LM Farma plans growing 30% in 2011 with exports to LA
Valor Econômico
Only Brazilian manufacturer of dressings for complex wounds, with high risk of infection, LM Farma, which completed 22 years last December, has good reasons to celebrate. 2010 ended with 1.7 million dressings sold, 30% more compared to the previous year and for 2011 it foresees achieving earnings 30% higher, of R$ 26 million (US$ 15.3 million), with the increase of the exports to the countries of Latin America. Only to cater to the domestic market, the production of LM Farma, according to its CEO, Luiz Modesto, should get to 2 million dressings this year. "According to the number of units sold and the participation in biddings of the Government, LM Farma is among the two largest companies in its segment in Brazil, competing with 13 European and American multinationals", he said.
Before creating his own business, the Executive worked 11 years at the Johnson & Johnson plant, in São José dos Campos, company that currently competes with LM Farma as well. "The difference is that J&J does not have local production for this type of dressing and it supplies the Brazilian market with importing from its plants in the United States." The local production, according to Modesto, is one of the key special features of LM Farma, because it implies shorter delivery times and a more competitive cost compared to the imported product. "Besides, the capacity to produce in Brazil a product with quality comparable to the best of the world also helps the country save foreign exchanges and decrease the dependence on the imported product" he says.
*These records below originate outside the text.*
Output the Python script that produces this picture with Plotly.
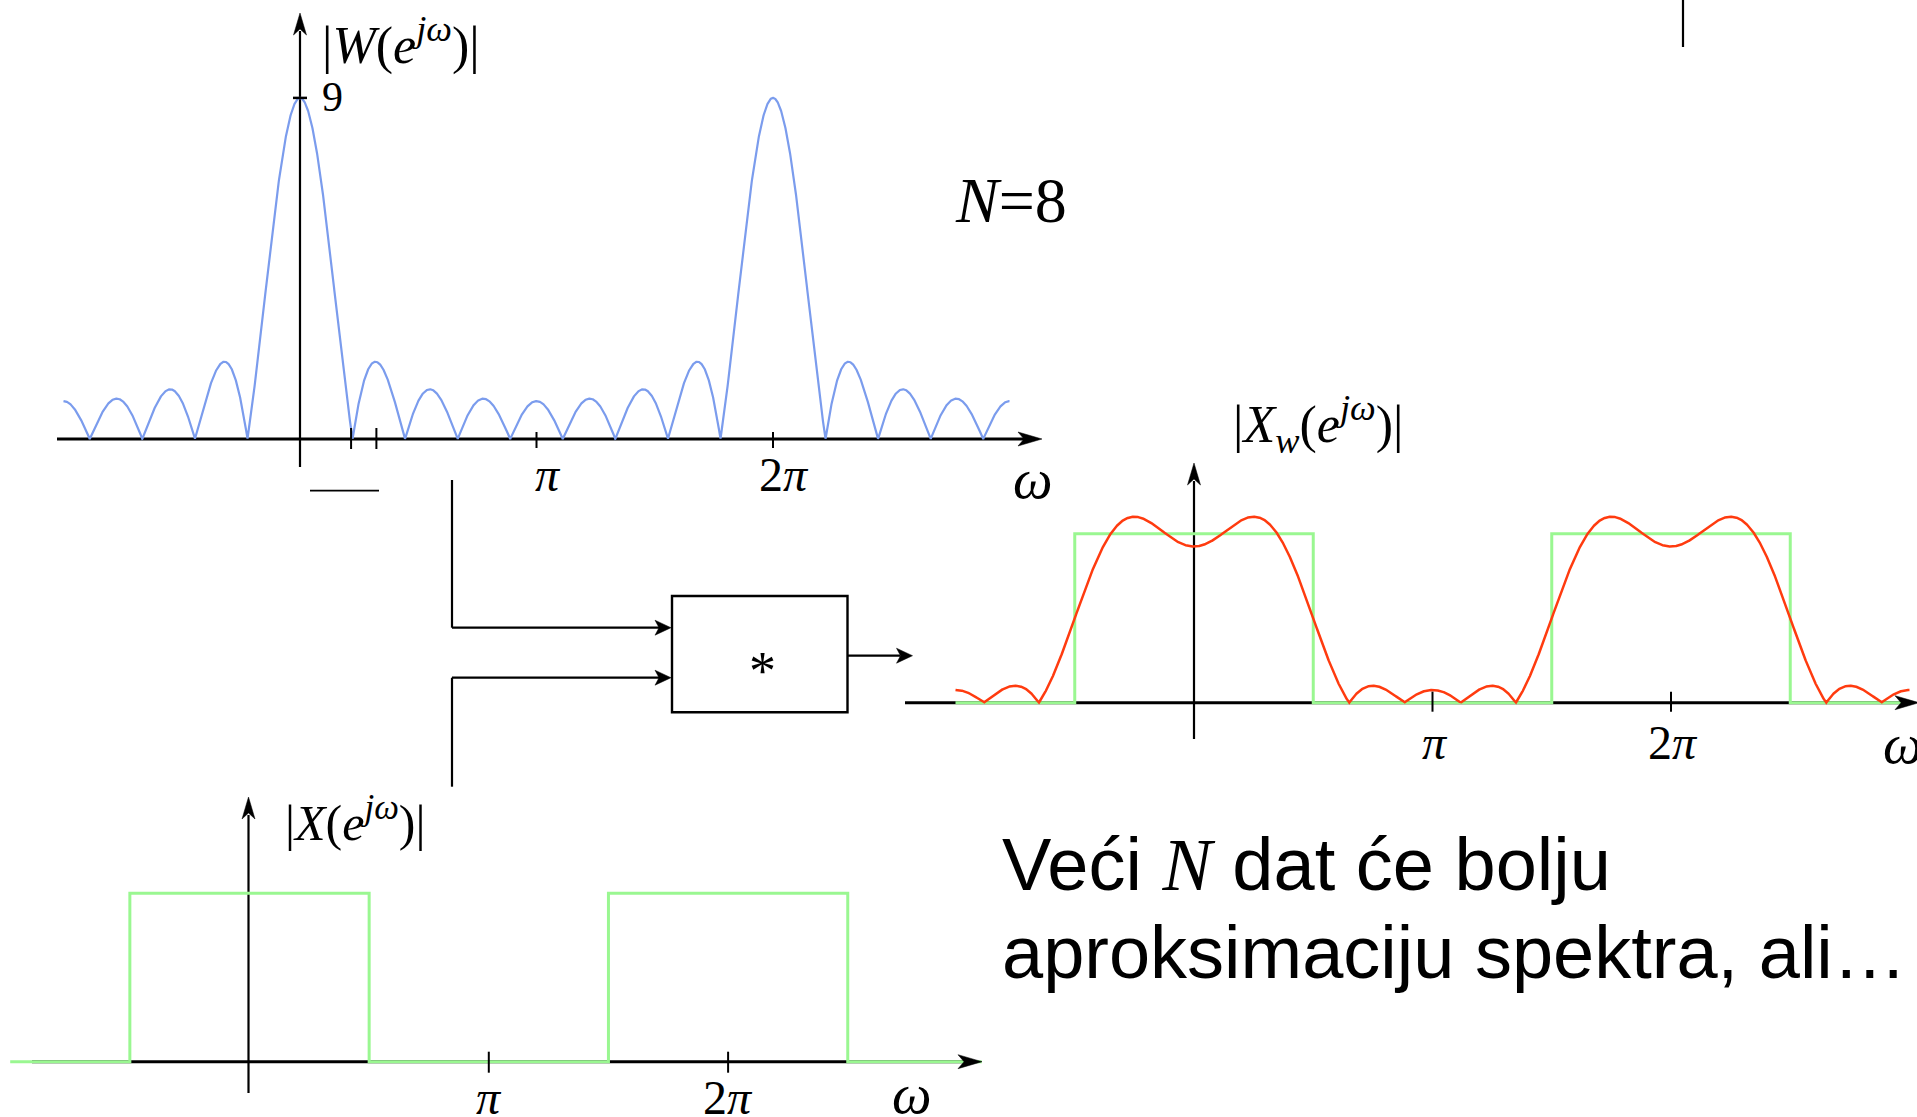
import numpy as np
import plotly.graph_objects as go

FIG_W, FIG_H = 1917, 1117
SERIF = "Liberation Serif"
SANS = "Liberation Sans"

# ---- data -------------------------------------------------------------
# rectangular window w[n], n = 0..N
N = 8
window = [1, 1, 1, 1, 1, 1, 1, 1, 1]

# ideal low-pass spectrum |X(e^jw)|: breakpoints (multiples of pi) and levels
lp_cutoff = 0.5
x_break = [-1.0, -0.5, -0.5, 0.5, 0.5, 1.5, 1.5, 2.5, 2.5, 3.0]
x_level = [0, 0, 1, 1, 0, 0, 1, 1, 0, 0]

peak_value = 9
tick_mult = [1, 2]
tick_text = ["<i>π</i>", "2<i>π</i>"]
extra_ticks_W = [0.216, 0.323]

# ---- spectra ------------------------------------------------------------
omega = np.linspace(-np.pi, 3 * np.pi, 4001)
n = np.arange(len(window))
w = np.array(window, dtype=float)
E = np.exp(-1j * np.outer(omega, n))
W_mag = np.abs(E @ w)

m = n - N / 2
wc = lp_cutoff * np.pi
safe_m = np.where(m == 0, 1.0, m)
h = np.where(m == 0, wc / np.pi, np.sin(wc * safe_m) / (np.pi * safe_m))
Xw_mag = np.abs(E @ (h * w))

x_step = np.array(x_break) * np.pi

# ---- panel geometry (origin and scale in pixels) -----------------------
panels = [
    dict(ox=300.0, oy=439.0, sx=236.5, sy=37.9),     # |W|
    dict(ox=1194.0, oy=702.7, sx=238.5, sy=169.0),   # |Xw|
    dict(ox=249.5, oy=1061.7, sx=239.3, sy=168.4),   # |X|
]


def px(p, om):
    return p["ox"] + om / np.pi * p["sx"]


def py(p, v):
    return p["oy"] - v * p["sy"]


BLUE = "#7b9ced"
RED = "#ff3b0f"
GREEN = "#9af791"

fig = go.Figure()

fig.add_trace(go.Scatter(x=omega, y=W_mag, mode="lines",
                         line=dict(color=BLUE, width=2.2), xaxis="x", yaxis="y",
                         hoverinfo="skip"))
fig.add_trace(go.Scatter(x=x_step, y=x_level, mode="lines",
                         line=dict(color=GREEN, width=3), xaxis="x2", yaxis="y2",
                         hoverinfo="skip"))
fig.add_trace(go.Scatter(x=omega, y=Xw_mag, mode="lines",
                         line=dict(color=RED, width=2.5), xaxis="x2", yaxis="y2",
                         hoverinfo="skip"))
x3_break = list(x_step[:-1]) + [3.06 * np.pi]
fig.add_trace(go.Scatter(x=x3_break, y=x_level, mode="lines",
                         line=dict(color=GREEN, width=3), xaxis="x3", yaxis="y3",
                         hoverinfo="skip"))
fig.add_trace(go.Scatter(x=[], y=[], xaxis="x4", yaxis="y4", showlegend=False))

layout_axes = {}
for i, p in enumerate(panels, start=1):
    sfx = "" if i == 1 else str(i)
    xr = [(0 - p["ox"]) / p["sx"] * np.pi, (FIG_W - p["ox"]) / p["sx"] * np.pi]
    yr = [(p["oy"] - FIG_H) / p["sy"], p["oy"] / p["sy"]]
    xa = dict(domain=[0, 1], range=xr, visible=False, fixedrange=True,
              anchor="y" + sfx)
    ya = dict(domain=[0, 1], range=yr, visible=False, fixedrange=True,
              anchor="x" + sfx)
    if i > 1:
        xa["overlaying"] = "x"
        ya["overlaying"] = "y"
    layout_axes["xaxis" + sfx] = xa
    layout_axes["yaxis" + sfx] = ya
layout_axes["xaxis4"] = dict(domain=[0, 1], range=[0, FIG_W], visible=False,
                             fixedrange=True, anchor="y4", overlaying="x")
layout_axes["yaxis4"] = dict(domain=[0, 1], range=[FIG_H, 0], visible=False,
                             fixedrange=True, anchor="x4", overlaying="y")

shapes = []
annotations = []


def seg(x0, y0, x1, y1, width=2.2, layer="above", color="black"):
    shapes.append(dict(type="line", x0=x0, y0=y0, x1=x1, y1=y1, xref="x4",
                       yref="y4", layer=layer,
                       line=dict(color=color, width=width)))


def head(tx, ty, direction, L=22, H=7, d=6):
    if direction == "r":
        pts = [(tx, ty), (tx - L, ty - H), (tx - L + d, ty), (tx - L, ty + H)]
    else:
        pts = [(tx, ty), (tx - H, ty + L), (tx, ty + L - d), (tx + H, ty + L)]
    path = "M" + " L".join(f"{a:.1f},{b:.1f}" for a, b in pts) + " Z"
    shapes.append(dict(type="path", path=path, xref="x4", yref="y4",
                       fillcolor="black", line=dict(color="black", width=0.5)))


def text(x, y, t, size, family=SERIF, xanchor="center", yanchor="middle"):
    annotations.append(dict(x=x, y=y, xref="x4", yref="y4", text=t,
                            showarrow=False, xanchor=xanchor, yanchor=yanchor,
                            font=dict(family=family, size=size, color="black")))


# ---- |W(e^jw)| panel ------------------------------------------------------
pW = panels[0]
seg(57, pW["oy"], 1042 - 18, pW["oy"], width=3, layer="below")
head(1042, pW["oy"], "r", L=24, H=7, d=6)
seg(pW["ox"], 467, pW["ox"], 13 + 18, width=2.2, layer="below")
head(pW["ox"], 13, "u", L=22, H=6.5, d=6)
seg(pW["ox"] - 7, py(pW, peak_value), pW["ox"] + 7, py(pW, peak_value), width=2.5)
text(320, 97, str(peak_value), 42, xanchor="left")
for k, t in zip(tick_mult, tick_text):
    xk = px(pW, k * np.pi)
    seg(xk, pW["oy"] - 7, xk, pW["oy"] + 9, width=2)
    text(xk + 11, 474, t, 48)
for e in extra_ticks_W:
    xe = px(pW, e * np.pi)
    seg(xe, pW["oy"] - 11, xe, pW["oy"] + 10, width=2)
seg(310, 490.7, 379, 490.7, width=1.8)
text(1033, 479, "<i>ω</i>", 56)
text(401, 42, "|<i>W</i>(<i>e</i><sup><i>jω</i></sup>)|", 52)

# ---- |Xw(e^jw)| panel -------------------------------------------------------
pXw = panels[1]
seg(905, pXw["oy"], 1919 - 18, pXw["oy"], width=3, layer="below")
head(1919, pXw["oy"], "r", L=24, H=7, d=6)
seg(pXw["ox"], 739, pXw["ox"], 463 + 18, width=2.2, layer="below")
head(pXw["ox"], 463, "u", L=22, H=6.5, d=6)
for k, t in zip(tick_mult, tick_text):
    xk = px(pXw, k * np.pi)
    seg(xk, pXw["oy"] - 11, xk, pXw["oy"] + 9, width=2)
    text(xk + 2, 742, t, 48)
text(1903, 744, "<i>ω</i>", 56)
text(1318, 424, "|<i>X</i><sub><i>w</i></sub>(<i>e</i><sup><i>jω</i></sup>)|", 52)

# ---- |X(e^jw)| panel ------------------------------------------------------
pX = panels[2]
seg(32, pX["oy"], 982 - 18, pX["oy"], width=3, layer="below")
head(982, pX["oy"], "r", L=24, H=7, d=6)
seg(pX["ox"] - 1, 1093, pX["ox"] - 1, 797 + 18, width=2.2, layer="below")
head(pX["ox"] - 1, 797, "u", L=22, H=6.5, d=6)
for k, t in zip(tick_mult, tick_text):
    xk = px(pX, k * np.pi)
    seg(xk, pX["oy"] - 10, xk, pX["oy"] + 11, width=2)
    text(xk, 1097, t, 48)
text(912, 1094, "<i>ω</i>", 56)
text(355, 819, "|<i>X</i>(<i>e</i><sup><i>jω</i></sup>)|", 50)

# ---- convolution block ----------------------------------------------------
seg(452, 480, 452, 627.7)
seg(452, 627.7, 671 - 12, 627.7)
head(671, 627.7, "r", L=16, H=7.5, d=4)
seg(452, 786.7, 452, 677.7)
seg(452, 677.7, 671 - 12, 677.7)
head(671, 677.7, "r", L=16, H=7.5, d=4)
shapes.append(dict(type="rect", x0=672, y0=596, x1=847.5, y1=712.3, xref="x4",
                   yref="y4", line=dict(color="black", width=2.4)))
text(762, 671, "*", 54)
seg(847.5, 655.7, 912.5 - 12, 655.7)
head(912.5, 655.7, "r", L=16, H=7.5, d=4)
seg(1683, 0, 1683, 47)

# ---- annotations ------------------------------------------------------------
text(953, 200, f"<i>N</i>={N}", 64, xanchor="left")
text(1000, 864, f"Veći <span style='font-family:{SERIF}'><i>N</i></span> dat će bolju",
     74, family=SANS, xanchor="left")
text(1000, 952, "aproksimaciju spektra, ali…", 74, family=SANS, xanchor="left")

fig.update_layout(
    width=FIG_W, height=FIG_H,
    margin=dict(l=0, r=0, t=0, b=0),
    paper_bgcolor="white", plot_bgcolor="rgba(0,0,0,0)",
    showlegend=False,
    shapes=shapes, annotations=annotations,
    **layout_axes,
)

fig.write_html("out.html", config={"displayModeBar": False, "staticPlot": True})
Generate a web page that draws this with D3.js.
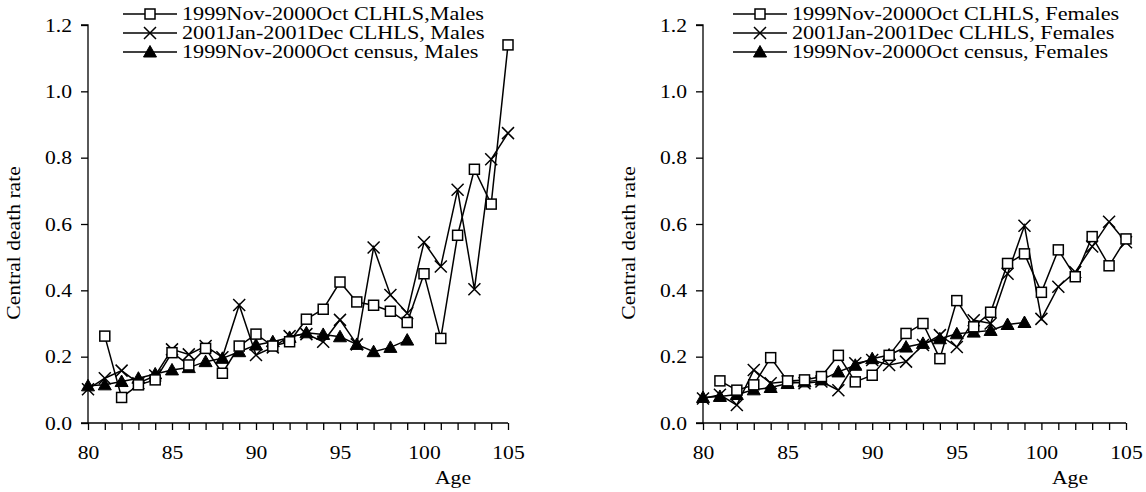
<!DOCTYPE html>
<html><head><meta charset="utf-8">
<script src="https://cdn.jsdelivr.net/npm/d3@7"></script>
<style>body{margin:0;background:#fff}svg{display:block}text{font-family:"Liberation Serif","Times New Roman",Tinos,"DejaVu Serif",serif;fill:#000}</style>
</head><body>
<script>
// Ages
const agesClhls99 = d3.range(81, 106);   // 81..105
const agesClhls01 = d3.range(80, 106);   // 80..105
const agesCensus = d3.range(80, 100);    // 80..99

// Males
const maleClhls99 = [0.262,0.077,0.115,0.13,0.212,0.175,0.225,0.15,0.232,0.268,0.232,0.245,0.313,0.343,0.425,0.365,0.355,0.337,0.303,0.45,0.255,0.566,0.765,0.66,1.14];
const maleClhls01 = [0.102,0.135,0.158,0.12,0.143,0.222,0.207,0.232,0.198,0.356,0.205,0.228,0.262,0.268,0.245,0.311,0.237,0.529,0.386,0.331,0.545,0.472,0.703,0.403,0.795,0.874];
const maleCensus = [0.112,0.115,0.125,0.135,0.148,0.16,0.167,0.185,0.195,0.215,0.235,0.245,0.258,0.272,0.267,0.26,0.237,0.215,0.228,0.25];

// Females
const femaleClhls99 = [0.127,0.099,0.115,0.197,0.127,0.13,0.14,0.204,0.124,0.144,0.204,0.27,0.30,0.194,0.369,0.29,0.334,0.481,0.51,0.394,0.522,0.441,0.562,0.474,0.555];
const femaleClhls01 = [0.074,0.085,0.054,0.16,0.12,0.125,0.12,0.125,0.099,0.18,0.19,0.175,0.185,0.235,0.265,0.229,0.31,0.30,0.45,0.595,0.314,0.411,0.455,0.532,0.607,0.545];
const femaleCensus = [0.077,0.08,0.086,0.10,0.107,0.119,0.124,0.13,0.154,0.174,0.194,0.205,0.229,0.24,0.254,0.269,0.274,0.279,0.297,0.303];

const yTicks = [0,0.2,0.4,0.6,0.8,1.0,1.2];
const xLabelTicks = [80,85,90,95,100,105];
const legendMales = ["1999Nov-2000Oct CLHLS,Males","2001Jan-2001Dec CLHLS, Males","1999Nov-2000Oct census, Males"];
const legendFemales = ["1999Nov-2000Oct CLHLS, Females","2001Jan-2001Dec CLHLS, Females","1999Nov-2000Oct census, Females"];
const yTitle = "Central death rate";
const xTitle = "Age";

const W = 1146, H = 492;
const FONT = '"Liberation Serif","Times New Roman",Tinos,"DejaVu Serif",serif';
const svg = d3.select("body").append("svg").attr("width", W).attr("height", H)
  .style("font-family", FONT);
const FS = 18;
const FSL = 18.5;
const SX = 1.2; // horizontal text stretch seen in the reference

function stretched(sel, x, y, anchor) {
  return sel.attr("transform", `translate(${x},${y}) scale(${SX},1)`).attr("text-anchor", anchor);
}

function marker(g, type, x, y) {
  if (type === "square") {
    g.append("rect").attr("x", x-5).attr("y", y-5).attr("width", 10).attr("height", 10)
      .attr("fill", "#fff").attr("stroke", "#000").attr("stroke-width", 1.5);
  } else if (type === "cross") {
    g.append("path").attr("d", `M${x-6},${y-6}L${x+6},${y+6}M${x-6},${y+6}L${x+6},${y-6}`)
      .attr("stroke", "#000").attr("stroke-width", 1.5).attr("fill", "none");
  } else {
    g.append("path").attr("d", `M${x},${y-6.5}L${x+6.5},${y+5}L${x-6.5},${y+5}Z`)
      .attr("fill", "#000").attr("stroke", "#000").attr("stroke-width", 1);
  }
}

function panel(cfg) {
  const x = d3.scaleLinear().domain([80,105]).range([cfg.x0, cfg.x1]);
  const y = d3.scaleLinear().domain([0,1.2]).range([423, 25]);
  const g = svg.append("g");

  // y axis
  const ya = g.append("g").attr("transform", `translate(${cfg.x0},0)`)
    .call(d3.axisLeft(y).tickValues(yTicks).tickFormat(d3.format(".1f")).tickSize(7));
  ya.attr("font-family", null);
  ya.select(".domain").attr("stroke", "#000").attr("stroke-width", 1.3).attr("d", `M-7,${y(1.2)}H0V${y(0)}H-7`);
  ya.selectAll(".tick line").attr("stroke", "#000").attr("stroke-width", 1.3);
  ya.selectAll(".tick text").each(function() {
    d3.select(this).attr("x", null).attr("dy", "0.35em").attr("font-size", FS).style("font-family", FONT);
    stretched(d3.select(this), -16, 0, "end");
  });

  // x axis
  const xa = g.append("g").attr("transform", `translate(0,${y(0)})`)
    .call(d3.axisBottom(x).tickValues(d3.range(80,106)).tickFormat(d => xLabelTicks.includes(d) ? d : "").tickSize(7));
  xa.attr("font-family", null);
  xa.select(".domain").attr("stroke", "#000").attr("stroke-width", 1.3).attr("d", `M${cfg.x0},0H${cfg.x1}`);
  xa.selectAll(".tick line").attr("stroke", "#000").attr("stroke-width", 1.3);
  xa.selectAll(".tick text").each(function() {
    d3.select(this).attr("y", null).attr("dy", "0.35em").attr("font-size", FS).style("font-family", FONT);
    stretched(d3.select(this), 0, 30, "middle");
  });

  // titles
  g.append("text").attr("transform", `translate(${cfg.yTitleX},${243}) rotate(-90) scale(${SX},1)`)
    .attr("text-anchor", "middle").attr("font-size", FS).text(yTitle);
  stretched(g.append("text"), cfg.ageX, 484, "middle").attr("font-size", FS).text(xTitle);

  const line = d3.line().x(d => x(d[0])).y(d => y(d[1]));
  const series = [
    {ages: agesClhls99, vals: cfg.s1, type: "square"},
    {ages: agesClhls01, vals: cfg.s2, type: "cross"},
    {ages: agesCensus, vals: cfg.s3, type: "triangle"}
  ];
  series.slice().reverse().forEach(s => {
    const pts = s.ages.map((a,i) => [a, s.vals[i]]);
    g.append("path").attr("d", line(pts)).attr("fill", "none").attr("stroke", "#000").attr("stroke-width", 1.5);
  });
  series.slice().reverse().forEach(s => {
    const mg = g.append("g");
    s.ages.forEach((a,i) => marker(mg, s.type, x(a), y(s.vals[i])));
  });

  // legend
  const types = ["square","cross","triangle"];
  const rows = [14, 33, 52];
  cfg.legend.forEach((t,i) => {
    const lg = g.append("g");
    lg.append("line").attr("x1", cfg.legX).attr("x2", cfg.legX+54).attr("y1", rows[i]).attr("y2", rows[i])
      .attr("stroke", "#000").attr("stroke-width", 1.5);
    marker(lg, types[i], cfg.legX+27, rows[i]);
    stretched(lg.append("text"), cfg.legX+59, rows[i], "start").attr("dy", "0.35em")
      .attr("font-size", FSL).text(t);
  });
}

panel({x0: 88, x1: 508, s1: maleClhls99, s2: maleClhls01, s3: maleCensus, legend: legendMales, legX: 123, yTitleX: 20, ageX: 453});
panel({x0: 703, x1: 1126, s1: femaleClhls99, s2: femaleClhls01, s3: femaleCensus, legend: legendFemales, legX: 733, yTitleX: 635, ageX: 1070});
</script>
</body></html>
The business of dressings for complex wounds (considered chronic or acute, such as diabetic foot, for instance), according to Modesto, has been registering an amazing growth rate and the forecast is that it already generates something from R$ 150 million (US$ 88.2 million) to R$ 200 million (US$ 117.7 million) a year in Brazil. With good perspectives in the segment, LM Farma invested R$ 2 million (US$ 1.18 million) last year in the development and manufacture of innovative products and similar value will be invested in 2011 in new technologies. "We are working together with a German company and an American company in Brazil to produce what is most modern in the treatment of serious wounds by means of a vacuum pump". Currently, according to the Executive, there is only one company in the world working with such technology and LM Farma is already prepared to start manufacturing the product, which at a first stage will have 60% of national content.
Another innovative technology it is bringing to Brazil, he says, is a portable hyperbaric chamber, very efficient in the treatment of patients with venous ulcers. "The advantage of the chamber is that it can be used at home by the patient". The Executive expects the production of the new products to be initiated still in the first half of this year. "We have to wait only for the approval of our application with the Anvisa (National Health Surveillance Agency)". Both new technologies are already being sold in Brazil but according to Modesto, in some cases, the local production may reduce the final cost of the product in up to 50%.
Part of the investment planned for 2011, according to Modesto, will be invested in the creation of a pioneering center in Brazil focused on the study and treatment of chronic wounds. Scheduled to open in February, the new center, called Curaclin, will people provide assistance to the population, training for nurses and physicians from all over the country, and case studies and publications, with an information database on wounds and their treatment. "This will be the first center in Brazil, built in accordance with the American model, where nearly 3,500 clinics specialized in the study and treatment of complex wounds are already in operation". LM Farma is investing R$ 500 thousand (US$ 294 thousand) in the project and it studies the implementation of other centers in Brazil. The cities of Salvador and Belém are being evaluated.